Frequently asked questions

  • Is Angela's Ashes a true story?

    It is presented as memoir and the events are drawn from McCourt's life. Some family members disputed specific details and characterizations after publication, and McCourt acknowledged that memory reconstructs rather than records. The emotional truth is broadly accepted; the documentary accuracy is contested in places.

  • Why did McCourt wait so long to write it?

    He has said he needed the distance of decades to transform painful material into something he could shape and control. He also had a long career as a high school teacher that left little time for extended writing. The book emerged from retirement.

  • How long does Angela's Ashes take to read?

    About seven to eight hours. At over 350 pages it is substantial, but the voice carries readers quickly through even the most harrowing sections.

  • What won McCourt the Pulitzer?

    The Pulitzer board cited the memoir's 'luminous, artful' narrative. The prize recognized both the literary achievement — the voice, the structure, the darkly comic handling of grim material — and the cultural documentation of mid-century Irish poverty.

  • Is the sequel worth reading?

    'Tis, which covers McCourt's return to America and early adulthood, is enjoyable but lacks the concentrated power of the first book.
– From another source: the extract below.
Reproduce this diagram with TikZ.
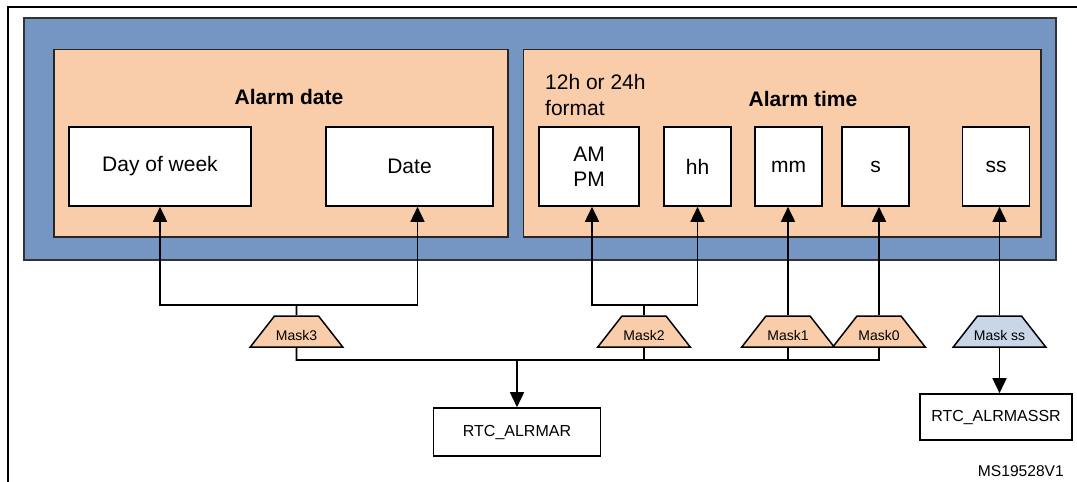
\documentclass[tikz,border=0pt]{standalone}
\usepackage{fontspec}
\setmainfont{Liberation Sans}
\usetikzlibrary{shapes.geometric,arrows.meta}

\definecolor{regblue}{RGB}{117,150,194}
\definecolor{regorange}{RGB}{249,205,170}
\definecolor{maskblue}{RGB}{200,214,232}

\begin{document}
\begin{tikzpicture}[x=1pt,y=-1pt,
    groupbox/.style={draw=black!85,line width=1.7pt,fill=regorange},
    fieldbox/.style={draw,line width=1.6pt,fill=white,minimum height=79,inner sep=0pt,align=center,font=\fontsize{21}{25}\selectfont},
    maskbox/.style={trapezium,trapezium left angle=52,trapezium right angle=52,
                    inner xsep=0pt,inner ysep=7pt,text height=17pt,text depth=0pt,
                    draw,line width=1.5pt,fill=regorange,font=\fontsize{14}{16}\selectfont},
    regbox/.style={draw,line width=1.6pt,fill=white,inner sep=0pt,font=\fontsize{16}{19}\selectfont},
    link/.style={line width=1.6pt},
    arrowlink/.style={link,-{Triangle[length=15pt,width=14pt]}}]

    \newcommand*{\fieldy}{166.5}%
    \newcommand*{\masky}{331.5}%
    \newcommand*{\masklabel}[1]{\makebox[44pt]{#1}}%

    \useasboundingbox (0,0) rectangle (1077,482);

    % frame and register blocks
    \draw [line width=2pt] (7.6,490) -- (7.6,7.4) -- (1085,7.4);
    \draw [draw=black!80,line width=1.7pt,fill=regblue] (24,18) rectangle (1056,260);
    \draw [groupbox] (54,49.5) rectangle (508,237);
    \draw [groupbox] (523.5,49.5) rectangle (1041,237);

    \node [font=\bfseries\fontsize{21}{25}\selectfont] (datetitle) at (289,97) {Alarm date};
    \node [font=\bfseries\fontsize{21}{25}\selectfont] (timetitle) at (803,99) {Alarm time};
    \node [anchor=west,align=left,inner sep=0pt,font=\fontsize{21}{26}\selectfont] (fmt) at (545,95) {12h or 24h\\format};

    \node [fieldbox,minimum width=182] (day) at (160,\fieldy) {Day of week};
    \node [fieldbox,minimum width=167] (date) at (409.5,\fieldy) {Date};
    \node [fieldbox,minimum width=100.5] (ampm) at (589,\fieldy) {AM\\PM};
    \foreach \name/\x/\txt in {hh/697.5/hh,mm/788.5/mm,sec/875.5/s,subsec/996/ss}
       {\node [fieldbox,minimum width=67] (\name) at (\x,\fieldy) {\txt};}

    % masks
    \node [maskbox] (mask3) at (296.5,\masky) {\masklabel{Mask3}};
    \node [maskbox] (mask2) at (644,\masky) {\masklabel{Mask2}};
    \node [maskbox] (mask1) at (788,\masky) {\masklabel{Mask1}};
    \node [maskbox] (mask0) at (879,\masky) {\masklabel{Mask0}};
    \node [maskbox,fill=maskblue] (maskss) at (999.5,\masky) {\masklabel{Mask ss}};

    \node [regbox,minimum width=167,minimum height=48] (alrmar) at (517,432) {RTC\_ALRMAR};
    \node [regbox,minimum width=151.5,minimum height=46] (alrmassr) at (996,417) {RTC\_ALRMASSR};
    \node [anchor=east,inner sep=0pt,font=\fontsize{15.6}{18}\selectfont] (ref) at (1064,471) {MS19528V1};

    % masks to fields
    \coordinate (datebus) at (296.5,305);
    \coordinate (hourbus) at (644,305);
    \draw [link] (mask3.north) -- (datebus);
    \draw [arrowlink] (datebus) -| (day.south);
    \draw [arrowlink] (datebus) -| ([xshift=8]date.south);
    \draw [link] (mask2.north) -- (hourbus);
    \draw [arrowlink] (hourbus) -| ([xshift=3]ampm.south);
    \draw [arrowlink] (hourbus) -| (hh.south);
    \draw [arrowlink] (mask1.north) -- (mask1.north |- mm.south);
    \draw [arrowlink] (mask0.north) -- (mask0.north |- sec.south);
    \draw [arrowlink] (maskss.north) -- (maskss.north |- subsec.south);

    % masks to registers
    \coordinate (busend) at (879,360);
    \draw [link] (mask3.south) |- (busend) -- (mask0.south);
    \draw [link] (mask2.south) -- (mask2.south |- busend);
    \draw [link] (mask1.south) -- (mask1.south |- busend);
    \draw [arrowlink] (alrmar.north |- busend) -- (alrmar.north);
    \draw [arrowlink] (maskss.south) -- (maskss.south |- alrmassr.north);

\end{tikzpicture}
\end{document}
Most readers consider Angela's Ashes the essential one.

About Frank McCourt

Frank McCourt (1930–2009) was born in Brooklyn to Irish immigrant parents and raised in Limerick, Ireland, after the family returned to Ireland during the Depression. He emigrated back to the United States at age nineteen and eventually became a high school English teacher in New York City, a career he held for thirty years. He did not begin writing seriously until retirement. Angela's Ashes, published in 1996 when he was sixty-six, won the Pulitzer Prize for Biography or Autobiography, the National Book Critics Circle Award, and the LA Times Book Prize. He published two sequel memoirs, 'Tis and Teacher Man.